What is asked: Your task is to reproduce, verbatim and without pictures, the lines from the opening of the listing through the line containing "const xAxisName = 'Quarters';".

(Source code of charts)

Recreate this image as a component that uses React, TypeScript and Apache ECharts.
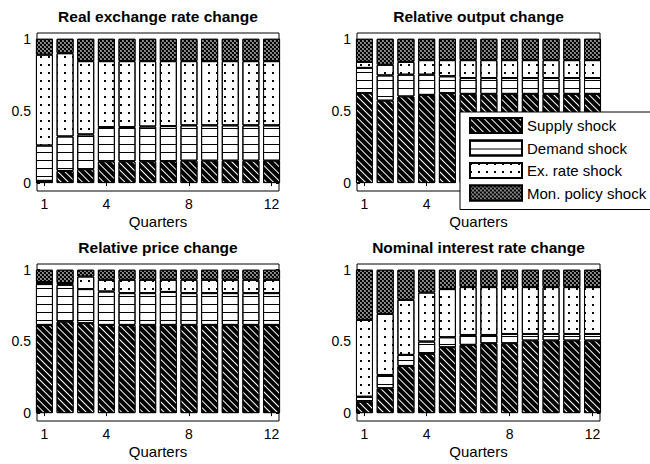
import React, { useEffect, useRef } from 'react';
import * as echarts from 'echarts';

const quarters = [1, 2, 3, 4, 5, 6, 7, 8, 9, 10, 11, 12];
const xTickValues = [1, 4, 8, 12];
// In the second panel the legend hides the labels 8 and 12
const xLabelValuesPerPanel = [[1, 4, 8, 12], [1, 4], [1, 4, 8, 12], [1, 4, 8, 12]];
const yTickValues = [0, 0.5, 1];
const shockNames = ['Supply shock', 'Demand shock', 'Ex. rate shock', 'Mon. policy shock'];
const panelTitles = [
  'Real exchange rate change',
  'Relative output change',
  'Relative price change',
  'Nominal interest rate change',
];
const xAxisName = 'Quarters';

// Real exchange rate change
const rerSupply = [0.015, 0.084, 0.096, 0.15, 0.15, 0.15, 0.152, 0.155, 0.155, 0.155, 0.155, 0.155];
const rerDemand = [0.245, 0.239, 0.241, 0.238, 0.238, 0.242, 0.243, 0.245, 0.245, 0.245, 0.245, 0.245];
const rerExRate = [0.63, 0.577, 0.508, 0.457, 0.457, 0.453, 0.45, 0.445, 0.445, 0.445, 0.445, 0.445];
const rerMonPol = [0.11, 0.1, 0.155, 0.155, 0.155, 0.155, 0.155, 0.155, 0.155, 0.155, 0.155, 0.155];

// Relative output change
const outSupply = [0.623, 0.571, 0.6, 0.611, 0.623, 0.618, 0.618, 0.618, 0.618, 0.618, 0.618, 0.618];
const outDemand = [0.175, 0.175, 0.151, 0.14, 0.117, 0.11, 0.11, 0.11, 0.11, 0.11, 0.11, 0.11];
const outExRate = [0.042, 0.074, 0.089, 0.101, 0.112, 0.124, 0.124, 0.124, 0.124, 0.124, 0.124, 0.124];
const outMonPol = [0.16, 0.18, 0.16, 0.148, 0.148, 0.148, 0.148, 0.148, 0.148, 0.148, 0.148, 0.148];

// Relative price change
const priSupply = [0.615, 0.638, 0.627, 0.615, 0.615, 0.615, 0.615, 0.615, 0.615, 0.615, 0.615, 0.615];
const priDemand = [0.285, 0.257, 0.238, 0.233, 0.222, 0.222, 0.23, 0.222, 0.222, 0.222, 0.222, 0.222];
const priExRate = [0.015, 0.012, 0.088, 0.082, 0.093, 0.093, 0.085, 0.093, 0.093, 0.093, 0.093, 0.093];
const priMonPol = [0.085, 0.093, 0.047, 0.07, 0.07, 0.07, 0.07, 0.07, 0.07, 0.07, 0.07, 0.07];

// Nominal interest rate change
const intSupply = [0.079, 0.173, 0.329, 0.413, 0.459, 0.476, 0.487, 0.487, 0.506, 0.506, 0.506, 0.506];
const intDemand = [0.035, 0.093, 0.077, 0.086, 0.07, 0.069, 0.058, 0.065, 0.046, 0.046, 0.046, 0.046];
const intExRate = [0.536, 0.426, 0.384, 0.342, 0.336, 0.334, 0.334, 0.327, 0.327, 0.327, 0.327, 0.327];
const intMonPol = [0.35, 0.308, 0.21, 0.159, 0.135, 0.121, 0.121, 0.121, 0.121, 0.121, 0.121, 0.121];

const panels = [
  [rerSupply, rerDemand, rerExRate, rerMonPol],
  [outSupply, outDemand, outExRate, outMonPol],
  [priSupply, priDemand, priExRate, priMonPol],
  [intSupply, intDemand, intExRate, intMonPol],
];

const FONT = 'Liberation Sans, Arial, sans-serif';

const grids = [
  { left: 37, top: 33, width: 242, height: 158 },
  { left: 357, top: 33, width: 243, height: 158 },
  { left: 37, top: 264, width: 242, height: 157 },
  { left: 357, top: 264, width: 243, height: 157 },
];

const fills = ['#000', '#fff', '#fff', '#000'];
const decals: any[] = [
  { color: '#fff', symbol: 'rect', dashArrayX: [1, 0], dashArrayY: [1, 4], rotation: Math.PI / 4 },
  { color: '#000', symbol: 'rect', dashArrayX: [1, 0], dashArrayY: [1, 7], rotation: 0 },
  { color: '#000', symbol: 'rect', dashArrayX: [2, 6], dashArrayY: [2, 6], rotation: 0 },
  { color: '#fff', symbol: 'circle', symbolSize: 0.75, dashArrayX: [[2, 2], [0, 2, 2, 0]], dashArrayY: [2, 0], rotation: 0 },
];

export default function App() {
  const ref = useRef<HTMLDivElement>(null);
  useEffect(() => {
    if (!ref.current) return;
    const chart = echarts.init(ref.current, null, { renderer: 'svg' });
    const xAxis: any[] = [];
    const yAxis: any[] = [];
    const series: any[] = [];
    const graphic: any[] = [];
    grids.forEach((g, gi) => {
      const base = {
        gridIndex: gi,
        type: 'value',
        min: 0.64,
        max: 12.36,
        splitLine: { show: false },
        axisLine: { show: false },
      };
      xAxis.push({
        ...base,
        position: 'bottom',
        axisTick: { show: true, inside: true, length: 3, customValues: xTickValues, lineStyle: { color: '#000' } },
        axisLabel: {
          show: true,
          customValues: xLabelValuesPerPanel[gi],
          color: '#000',
          fontFamily: FONT,
          fontSize: 14,
          margin: 6,
        },
        name: xAxisName,
        nameLocation: 'middle',
        nameGap: 23,
        nameTextStyle: { color: '#000', fontFamily: FONT, fontSize: 15 },
      });
      xAxis.push({
        ...base,
        position: 'top',
        axisTick: { show: true, inside: true, length: 3, customValues: xTickValues, lineStyle: { color: '#000' } },
        axisLabel: { show: false },
      });
      const ybase = {
        gridIndex: gi,
        type: 'value',
        min: -0.055,
        max: 1.04,
        splitLine: { show: false },
        axisLine: { show: false },
      };
      yAxis.push({
        ...ybase,
        position: 'left',
        axisTick: { show: true, inside: true, length: 3, customValues: yTickValues, lineStyle: { color: '#000' } },
        axisLabel: {
          show: true,
          customValues: yTickValues,
          color: '#000',
          fontFamily: FONT,
          fontSize: 14,
          margin: 6,
          formatter: (v: number) => String(v),
        },
      });
      yAxis.push({
        ...ybase,
        position: 'right',
        axisTick: { show: true, inside: true, length: 3, customValues: yTickValues, lineStyle: { color: '#000' } },
        axisLabel: { show: false },
      });
      panels[gi].forEach((arr, si) => {
        series.push({
          type: 'bar',
          name: shockNames[si],
          xAxisIndex: gi * 2,
          yAxisIndex: gi * 2,
          stack: 'p' + gi,
          barWidth: 17,
          // value first so that the stack runs along the y dimension
          data: quarters.map((q, i) => [arr[i], q]),
          encode: { x: 1, y: 0 },
          itemStyle: { color: fills[si], borderColor: '#000', borderWidth: 1, decal: decals[si] },
          emphasis: { disabled: true },
        });
      });
      graphic.push({
        type: 'text',
        x: g.left + g.width / 2,
        y: g.top - 16.5,
        style: {
          text: panelTitles[gi],
          fontFamily: FONT,
          fontWeight: 'bold',
          fontSize: 15.5,
          fill: '#000',
          textAlign: 'center',
          textVerticalAlign: 'middle',
        },
      });
    });
    chart.setOption({
      animation: false,
      backgroundColor: '#fff',
      grid: grids.map((g) => ({
        ...g,
        show: true,
        borderColor: '#000',
        borderWidth: 1,
        backgroundColor: '#fff',
        containLabel: false,
      })),
      xAxis,
      yAxis,
      series,
      graphic,
      legend: {
        data: shockNames,
        orient: 'vertical',
        left: 460,
        top: 112,
        icon: 'rect',
        itemWidth: 52,
        itemHeight: 15,
        itemGap: 5.5,
        padding: [5, 12, 8, 9],
        backgroundColor: '#fff',
        borderColor: '#000',
        borderWidth: 1,
        borderRadius: 0,
        selectedMode: false,
        textStyle: { color: '#000', fontFamily: FONT, fontSize: 15 },
        z: 10,
      },
    });
    return () => chart.dispose();
  }, []);
  return <div ref={ref} style={{ position: 'fixed', left: 0, top: 0, width: 650, height: 464 }} />;
}
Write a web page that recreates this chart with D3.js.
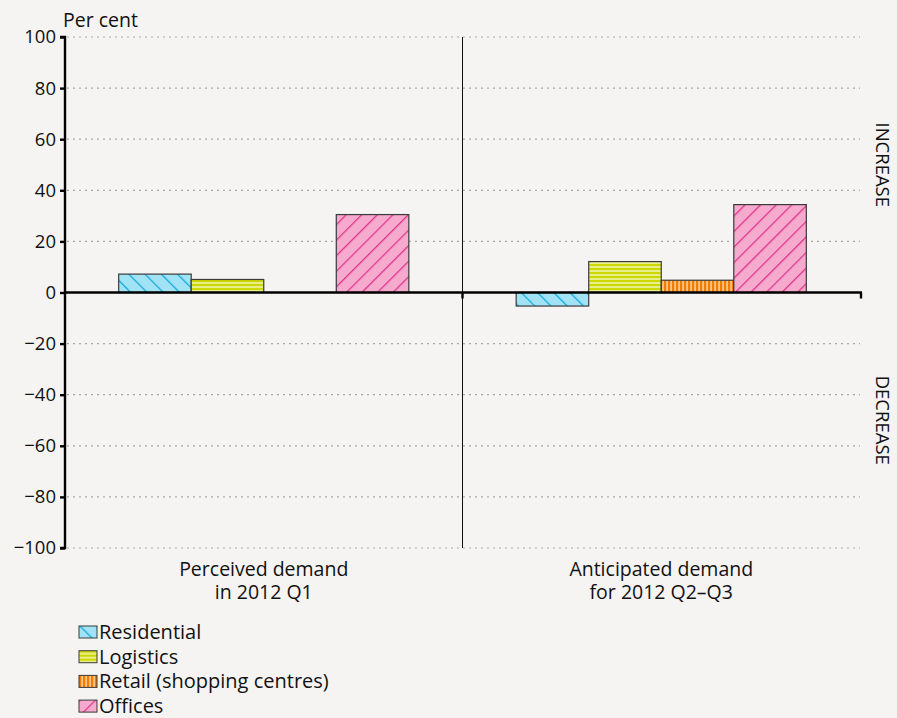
<!DOCTYPE html>
<html>
<head>
<meta charset="utf-8">
<script src="https://cdn.jsdelivr.net/npm/d3@7"></script>
<style>
  html, body { margin: 0; padding: 0; background: #f5f4f2; }
  svg { display: block; }
  text { font-family: "Open Sans", sans-serif; fill: #111; }
</style>
</head>
<body>
<svg id="chart" width="897" height="718"></svg>
<script>
// Demand for commercial property by segment (per cent, net balance)
const groups = ["Perceived demand\nin 2012 Q1", "Anticipated demand\nfor 2012 Q2\u2013Q3"];
const segments = ["Residential", "Logistics", "Retail (shopping centres)", "Offices"];
const residential = [7.2, -5.3];
const logistics = [5.1, 12.1];
const retail = [null, 4.8];
const offices = [30.5, 34.4];
const yTicks = [100, 80, 60, 40, 20, 0, -20, -40, -60, -80, -100];
const sideLabels = [{ text: "INCREASE", v: 50 }, { text: "DECREASE", v: -50 }];

const seriesValues = [residential, logistics, retail, offices];

const svg = d3.select("#chart");
const margin = { left: 65, right: 862, top: 37, bottom: 548 };

// Hatch patterns for each segment
const defs = svg.append("defs");
function hatch(id, fill, stroke, size, width, angle) {
  const p = defs.append("pattern").attr("id", id)
    .attr("patternUnits", "userSpaceOnUse")
    .attr("width", size).attr("height", size)
    .attr("patternTransform", `rotate(${angle})`);
  p.append("rect").attr("width", size).attr("height", size).attr("fill", fill);
  p.append("line").attr("x1", 0).attr("y1", 0).attr("x2", 0).attr("y2", size)
    .attr("stroke", stroke).attr("stroke-width", width);
}
hatch("pat-res", "#a2e2f5", "#15aadf", 11.5, 2.6, -45);
hatch("pat-log", "#e9ee8c", "#cdd700", 4, 4, 90);
hatch("pat-ret", "#f9c48a", "#f07d00", 4, 4.4, 0);
hatch("pat-off", "#f6aacd", "#e0358b", 11, 2.6, 45);
const fills = ["url(#pat-res)", "url(#pat-log)", "url(#pat-ret)", "url(#pat-off)"];

const x0 = d3.scaleBand().domain(groups).range([margin.left, margin.right - 2]).paddingInner(0).paddingOuter(0);
const x1 = d3.scaleBand().domain(segments).range([0, x0.bandwidth()]).paddingOuter(0.74).paddingInner(0);
const y = d3.scaleLinear().domain([-100, 100]).range([margin.bottom, margin.top]);

// Dotted gridlines
svg.append("g").selectAll("line").data(yTicks.filter(d => d !== 0)).join("line")
  .attr("x1", margin.left + 2).attr("x2", margin.right - 2)
  .attr("y1", d => y(d)).attr("y2", d => y(d))
  .attr("stroke", "#a8a8a8").attr("stroke-width", 1.2).attr("stroke-dasharray", "2,4");

// Divider between the two periods
const divX = x0(groups[1]);
svg.append("line").attr("x1", divX).attr("x2", divX)
  .attr("y1", y(100)).attr("y2", y(-100)).attr("stroke", "#111").attr("stroke-width", 1);

// Bars
const bars = [];
groups.forEach((g, gi) => segments.forEach((s, si) => {
  const v = seriesValues[si][gi];
  if (v !== null) bars.push({ g, s, si, v });
}));
svg.append("g").selectAll("rect").data(bars).join("rect")
  .attr("x", d => x0(d.g) + x1(d.s))
  .attr("width", x1.bandwidth())
  .attr("y", d => y(Math.max(0, d.v)))
  .attr("height", d => Math.abs(y(d.v) - y(0)))
  .attr("fill", d => fills[d.si])
  .attr("stroke", "#3a3a3a").attr("stroke-width", 1.2);

// Y axis
const yAxis = d3.axisLeft(y).tickValues(yTicks).tickSize(5).tickPadding(4)
  .tickFormat(d => d < 0 ? "\u2212" + Math.abs(d) : d);
const ya = svg.append("g").attr("transform", `translate(${margin.left},0)`).call(yAxis);
ya.select(".domain").attr("stroke", "#000").attr("stroke-width", 2.4).attr("d", `M-5,${y(100)}H0V${y(-100)}H-5`);
ya.selectAll(".tick line").attr("stroke", "#000").attr("stroke-width", 2.4);
ya.selectAll(".tick text").attr("font-size", 18.5).attr("font-family", "Open Sans, sans-serif").attr("fill", "#111");

// Zero line with small ticks
svg.append("line").attr("x1", margin.left).attr("x2", margin.right)
  .attr("y1", y(0)).attr("y2", y(0)).attr("stroke", "#000").attr("stroke-width", 2.6);
[divX, margin.right - 1].forEach(xx => {
  svg.append("line").attr("x1", xx).attr("x2", xx).attr("y1", y(0)).attr("y2", y(0) + 6)
    .attr("stroke", "#000").attr("stroke-width", 2.4);
});

// Unit label
svg.append("text").attr("x", 63).attr("y", 27).attr("font-size", 19.5).text("Per cent");

// Category labels, one text per line
groups.forEach(g => {
  const cx = x0(g) + x0.bandwidth() / 2;
  g.split("\n").forEach((line, i) => svg.append("text")
    .attr("text-anchor", "middle").attr("font-size", 19.5)
    .attr("x", cx).attr("y", 576 + i * 23).text(line));
});

// Side labels
sideLabels.forEach(d => {
  svg.append("text").attr("text-anchor", "middle").attr("font-size", 18.5)
    .attr("transform", `translate(876,${y(d.v)}) rotate(90)`).text(d.text);
});

// Legend
const leg = svg.append("g").attr("transform", "translate(79,626)");
segments.forEach((s, i) => {
  const row = leg.append("g").attr("transform", `translate(0,${i * 24.7})`);
  row.append("rect").attr("width", 18).attr("height", 12).attr("fill", fills[i])
    .attr("stroke", "#3a3a3a").attr("stroke-width", 1);
  row.append("text").attr("x", 20).attr("y", 13).attr("font-size", 20).text(s);
});
</script>
</body>
</html>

Complete response:
Recreate this image as a component that uses React, TypeScript and Apache ECharts.
import React, { useEffect, useRef } from 'react';
import * as echarts from 'echarts';

const quarters = [1, 2, 3, 4, 5, 6, 7, 8, 9, 10, 11, 12];
const xTickValues = [1, 4, 8, 12];
// In the second panel the legend hides the labels 8 and 12
const xLabelValuesPerPanel = [[1, 4, 8, 12], [1, 4], [1, 4, 8, 12], [1, 4, 8, 12]];
const yTickValues = [0, 0.5, 1];
const shockNames = ['Supply shock', 'Demand shock', 'Ex. rate shock', 'Mon. policy shock'];
const panelTitles = [
  'Real exchange rate change',
  'Relative output change',
  'Relative price change',
  'Nominal interest rate change',
];
const xAxisName = 'Quarters';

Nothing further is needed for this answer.